The Senate on Friday (June 8) approved the Major Organised Crime and Anti-Corruption Agency (MOCA) Bill, with 77 amendments.
Piloting the Bill, State Minister in the Foreign Affairs and Foreign Trade Ministry, Senator the Hon. Pearnel Charles Jr., said “passing the legislation is critical to the national security framework of our country”.
Among the amendments is the appointment of the Agency’s Director General by the Governor-General, on the recommendation of the Prime Minister, after consultation with the Leader of the Opposition.
It also makes provisions for the extension of the term of appointment of the Director General from three to five years.
The Bill provides for the establishment of MOCA as a statutory law-enforcement agency that will have operational independence and authority.
It will also be dedicated to combatting serious crimes, in collaboration with other local and foreign law-enforcement agencies and strategic partners.
The Agency will have a dedicated and specialised team of investigators that will investigate and prosecute the complex cases that are characteristic of organised criminal networks.
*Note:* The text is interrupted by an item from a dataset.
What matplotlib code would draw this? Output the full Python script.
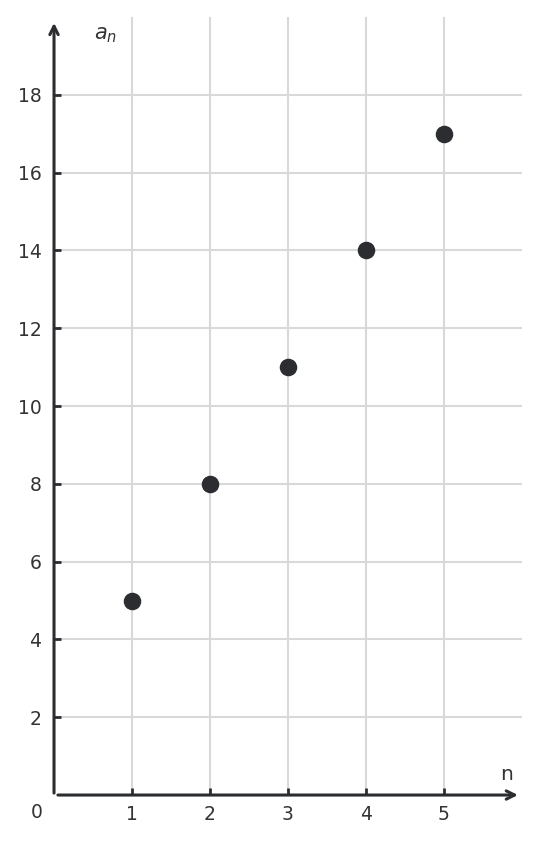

First launched on June 4, 2012 and assuming full operations in September of that same year, MOCA focuses on taking the profit out of crime and aims to target top-level crime figures and their facilitators in a bid to destroy their criminal networks and seize their assets.
In August 2014, MOCA was merged with the JCF’s Anti-Corruption Branch, thereby creating a greater reach and an increased capacity to undertake investigations into persons of interest, including the police and persons occupying public office.
To date, MOCA, with multi-agency support, has conducted 921 operations, 3,467 polygraph examinations, caused over 1,060 arrests, charged 691 persons, secured 151 convictions and seized more than $1.89 billion in assets.
The MOCA Bill was passed in the House of Representatives in January.